### TO DO
Nothing outside the lines from the one containing "Recreate this image" through the one containing "const FONT_SIZE = 21;" should be copied, and no pictures either. Copy those lines exactly.

### MATERIAL TO PROCESS
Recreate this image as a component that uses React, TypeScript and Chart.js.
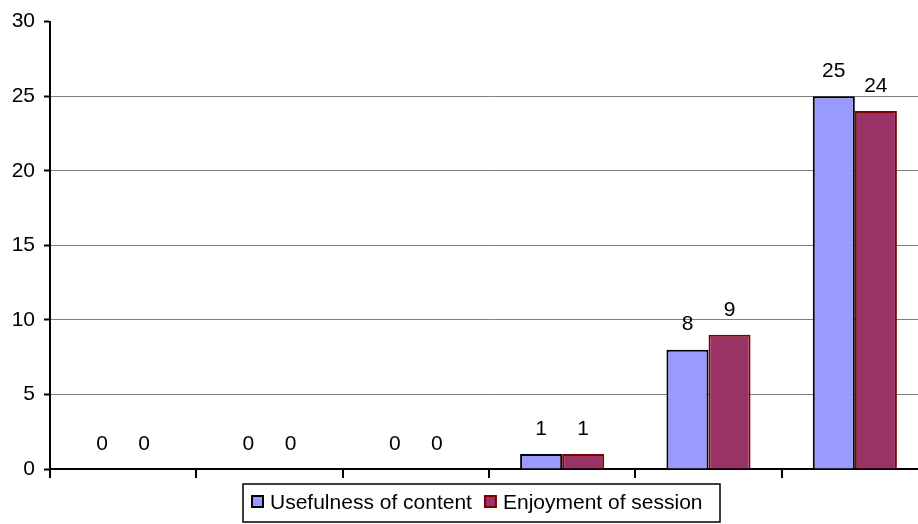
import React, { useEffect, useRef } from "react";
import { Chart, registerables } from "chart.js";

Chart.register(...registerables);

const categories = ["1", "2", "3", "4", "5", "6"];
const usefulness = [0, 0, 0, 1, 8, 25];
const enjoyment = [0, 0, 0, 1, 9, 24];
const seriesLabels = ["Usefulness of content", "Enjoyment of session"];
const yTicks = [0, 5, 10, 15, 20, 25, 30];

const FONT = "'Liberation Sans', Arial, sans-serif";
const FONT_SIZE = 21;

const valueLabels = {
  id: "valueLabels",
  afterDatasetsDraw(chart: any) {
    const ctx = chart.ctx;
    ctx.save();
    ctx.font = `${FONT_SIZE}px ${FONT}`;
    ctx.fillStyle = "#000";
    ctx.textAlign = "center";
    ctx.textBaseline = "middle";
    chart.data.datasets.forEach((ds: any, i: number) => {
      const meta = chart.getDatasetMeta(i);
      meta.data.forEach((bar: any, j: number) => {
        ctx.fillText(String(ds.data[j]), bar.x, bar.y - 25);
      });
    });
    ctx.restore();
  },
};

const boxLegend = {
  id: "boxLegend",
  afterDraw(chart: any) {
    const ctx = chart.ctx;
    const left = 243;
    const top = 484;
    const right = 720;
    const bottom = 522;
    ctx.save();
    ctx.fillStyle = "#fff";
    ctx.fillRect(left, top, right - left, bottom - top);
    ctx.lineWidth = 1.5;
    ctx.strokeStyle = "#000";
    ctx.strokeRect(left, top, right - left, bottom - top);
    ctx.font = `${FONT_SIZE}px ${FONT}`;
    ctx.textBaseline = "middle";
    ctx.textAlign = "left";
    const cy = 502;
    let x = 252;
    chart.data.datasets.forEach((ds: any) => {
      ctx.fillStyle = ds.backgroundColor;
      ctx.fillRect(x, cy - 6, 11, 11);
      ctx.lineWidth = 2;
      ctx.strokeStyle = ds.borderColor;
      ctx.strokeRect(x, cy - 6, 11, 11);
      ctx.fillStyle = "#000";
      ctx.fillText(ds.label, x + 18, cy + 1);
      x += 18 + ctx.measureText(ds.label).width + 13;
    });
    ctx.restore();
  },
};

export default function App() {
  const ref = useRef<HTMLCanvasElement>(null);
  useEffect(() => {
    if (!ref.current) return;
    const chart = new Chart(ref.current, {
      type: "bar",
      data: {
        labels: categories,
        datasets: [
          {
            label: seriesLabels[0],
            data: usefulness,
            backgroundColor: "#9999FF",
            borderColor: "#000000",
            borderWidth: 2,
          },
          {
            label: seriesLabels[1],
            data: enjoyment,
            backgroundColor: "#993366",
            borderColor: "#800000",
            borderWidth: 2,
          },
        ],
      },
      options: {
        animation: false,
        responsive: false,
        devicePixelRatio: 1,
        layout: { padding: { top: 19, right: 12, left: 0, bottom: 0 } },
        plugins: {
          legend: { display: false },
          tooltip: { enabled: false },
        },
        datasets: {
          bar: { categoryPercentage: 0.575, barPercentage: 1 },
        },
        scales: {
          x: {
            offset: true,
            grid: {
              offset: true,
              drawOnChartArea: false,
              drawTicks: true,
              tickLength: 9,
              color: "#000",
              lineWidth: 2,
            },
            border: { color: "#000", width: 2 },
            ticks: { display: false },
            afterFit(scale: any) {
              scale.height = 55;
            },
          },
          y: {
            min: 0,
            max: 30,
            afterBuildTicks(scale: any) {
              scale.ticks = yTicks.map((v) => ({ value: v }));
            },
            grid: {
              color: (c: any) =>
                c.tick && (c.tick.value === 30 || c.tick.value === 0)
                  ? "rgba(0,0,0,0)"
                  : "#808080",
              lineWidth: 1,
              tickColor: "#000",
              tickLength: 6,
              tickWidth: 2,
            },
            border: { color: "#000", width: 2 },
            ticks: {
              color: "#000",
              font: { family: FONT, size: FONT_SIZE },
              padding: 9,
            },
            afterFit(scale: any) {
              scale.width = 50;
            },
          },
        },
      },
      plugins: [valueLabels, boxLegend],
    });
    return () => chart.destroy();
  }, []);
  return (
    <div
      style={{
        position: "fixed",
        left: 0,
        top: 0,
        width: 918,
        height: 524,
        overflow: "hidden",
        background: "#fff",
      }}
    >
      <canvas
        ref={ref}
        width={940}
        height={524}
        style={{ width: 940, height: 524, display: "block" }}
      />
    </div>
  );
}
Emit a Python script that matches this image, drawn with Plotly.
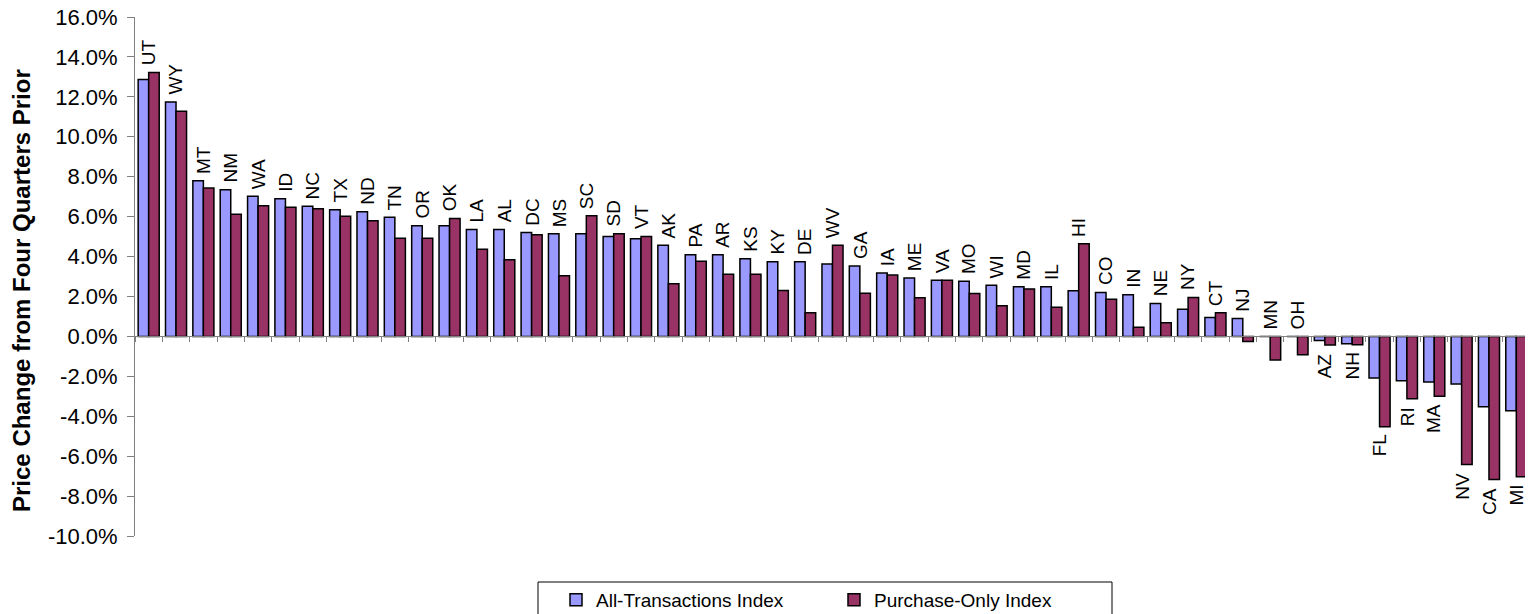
...
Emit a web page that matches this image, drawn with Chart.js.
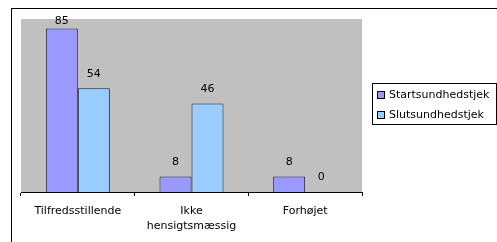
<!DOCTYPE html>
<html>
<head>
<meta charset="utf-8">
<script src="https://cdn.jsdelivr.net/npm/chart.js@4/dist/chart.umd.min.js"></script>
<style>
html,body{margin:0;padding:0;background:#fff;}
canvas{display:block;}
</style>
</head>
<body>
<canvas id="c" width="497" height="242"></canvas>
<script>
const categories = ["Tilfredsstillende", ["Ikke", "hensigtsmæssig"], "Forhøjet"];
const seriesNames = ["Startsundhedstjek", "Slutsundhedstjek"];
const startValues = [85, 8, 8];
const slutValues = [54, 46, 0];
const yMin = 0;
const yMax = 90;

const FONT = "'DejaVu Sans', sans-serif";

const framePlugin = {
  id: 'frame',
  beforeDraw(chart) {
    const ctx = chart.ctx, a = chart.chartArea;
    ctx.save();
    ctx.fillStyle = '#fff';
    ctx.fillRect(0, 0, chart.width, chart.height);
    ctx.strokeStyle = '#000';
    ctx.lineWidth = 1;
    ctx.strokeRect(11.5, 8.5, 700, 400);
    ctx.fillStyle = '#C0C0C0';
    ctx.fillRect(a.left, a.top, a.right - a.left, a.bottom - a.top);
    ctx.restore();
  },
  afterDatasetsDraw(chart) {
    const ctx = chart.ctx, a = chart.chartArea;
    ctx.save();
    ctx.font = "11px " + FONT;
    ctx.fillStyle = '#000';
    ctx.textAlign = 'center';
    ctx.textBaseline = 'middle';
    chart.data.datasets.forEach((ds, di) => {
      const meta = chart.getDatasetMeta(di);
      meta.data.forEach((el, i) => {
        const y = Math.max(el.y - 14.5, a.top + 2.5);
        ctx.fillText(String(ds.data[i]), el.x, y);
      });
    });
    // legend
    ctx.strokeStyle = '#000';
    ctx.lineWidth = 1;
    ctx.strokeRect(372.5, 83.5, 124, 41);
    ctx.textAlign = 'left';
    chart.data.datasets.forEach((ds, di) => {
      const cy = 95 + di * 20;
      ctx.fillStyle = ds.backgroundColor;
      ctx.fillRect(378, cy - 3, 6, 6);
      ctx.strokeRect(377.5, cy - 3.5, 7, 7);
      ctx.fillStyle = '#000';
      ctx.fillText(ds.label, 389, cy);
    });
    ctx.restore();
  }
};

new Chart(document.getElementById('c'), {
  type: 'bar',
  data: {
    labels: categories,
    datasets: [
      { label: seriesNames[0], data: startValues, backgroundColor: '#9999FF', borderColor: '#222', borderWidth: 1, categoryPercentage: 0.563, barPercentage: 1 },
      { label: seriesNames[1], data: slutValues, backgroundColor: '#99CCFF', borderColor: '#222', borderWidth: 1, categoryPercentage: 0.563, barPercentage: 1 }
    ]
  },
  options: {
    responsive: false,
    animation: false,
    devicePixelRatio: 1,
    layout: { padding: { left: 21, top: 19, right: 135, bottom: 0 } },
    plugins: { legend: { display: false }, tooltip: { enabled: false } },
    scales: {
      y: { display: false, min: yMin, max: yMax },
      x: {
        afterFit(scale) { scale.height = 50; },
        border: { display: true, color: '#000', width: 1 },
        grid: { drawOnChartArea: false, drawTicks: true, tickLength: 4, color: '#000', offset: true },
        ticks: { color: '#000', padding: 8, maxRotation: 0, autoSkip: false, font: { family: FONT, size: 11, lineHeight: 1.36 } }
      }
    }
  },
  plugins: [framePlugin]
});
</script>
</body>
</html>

### SOLUTION FOR THIS EXERCISE
Recreate this image as a component that uses React, TypeScript and Chart.js.
import React, { useEffect, useRef } from "react";
import { Chart, registerables } from "chart.js";

Chart.register(...registerables);

const categories = ["1", "2", "3", "4", "5", "6"];
const usefulness = [0, 0, 0, 1, 8, 25];
const enjoyment = [0, 0, 0, 1, 9, 24];
const seriesLabels = ["Usefulness of content", "Enjoyment of session"];
const yTicks = [0, 5, 10, 15, 20, 25, 30];

const FONT = "'Liberation Sans', Arial, sans-serif";
const FONT_SIZE = 21;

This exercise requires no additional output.